The suffering of the population become enormous, especially in the cities. Even in a situation of daily danger, the population exasperated by hunger did not hesitate to protest.
«The dreams of the partisans are rare and brief, dreams born from nights of hunger, linked to the history of food that is always scarce and to share among many: dreams of pieces of bread bitten and then closed in a drawer. Stray dogs must have similar visions, of gnawed bones and hidden underground«, wrote Italo Calvino.
With the Second World War, food for civilians became a daily torment, while for the partisans, the situation was even more arduous. Food was a dilemma to face every day for those who fought and could not count on official military supplies. We read of food shortage in the messages exchanged between the various partisan brigades. Food was no less significant than munition to fight. Hunger is a constant that accompanied the partisans, ending up the songs of the Italian resistance.
Nutrition and moments of sharing food represented the central opportunity to socialize, discuss, and be companions, in the complete sense of the term. On the other hand, the etymology of the word “companion” derives from one of the simplest gestures of humanity: the sharing of bread.
In the war years and, perhaps even harder, in the post-war period, the number of single ingredients available, many of which contained essential nutrients, drastically declined. They tended to disappear or became rare because of costs or complete lack of production or territorial diffusion. The recipe books of the period responded in the only possible way to this issue: the quest for new calories source for the preparations. A meagre, really poor cuisine. Pure subsistence.
The crisis, the precarious economic conditions and the hunger brought by the Second World War did not cease with the end of the conflict. We must wait until the 1950s to begin to glimpse the first stirrings of that economic boom that would then overwhelm Italy and other industrialized countries, giving way to long-awaited technological development and economic growth.
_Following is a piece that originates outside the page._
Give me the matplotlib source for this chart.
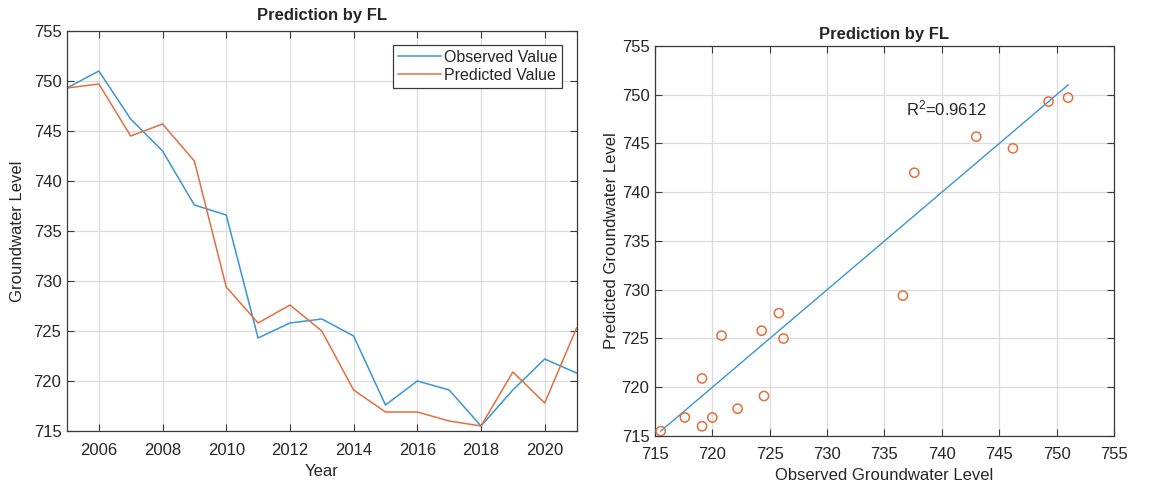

Until then, poverty and hunger continued to be protagonists.
After the Second World War, mainly during the 1960s economy booming, the quantity and quality of food consumption increased thanks to the innovations in science and the spread of well-being. Despite this, the fear of hunger remained. It peeps out whenever a crisis overwhelms us, be it of an economic, political or health nature. It is the fear of starvation that still drives us to fill refrigerators and pantries.
Food is itself an instrument of war, a weapon that feeds the vulnerability of nations. Its control and peoples reduced to starvation have always been instruments of war as powerful as bombs, even in peacetime.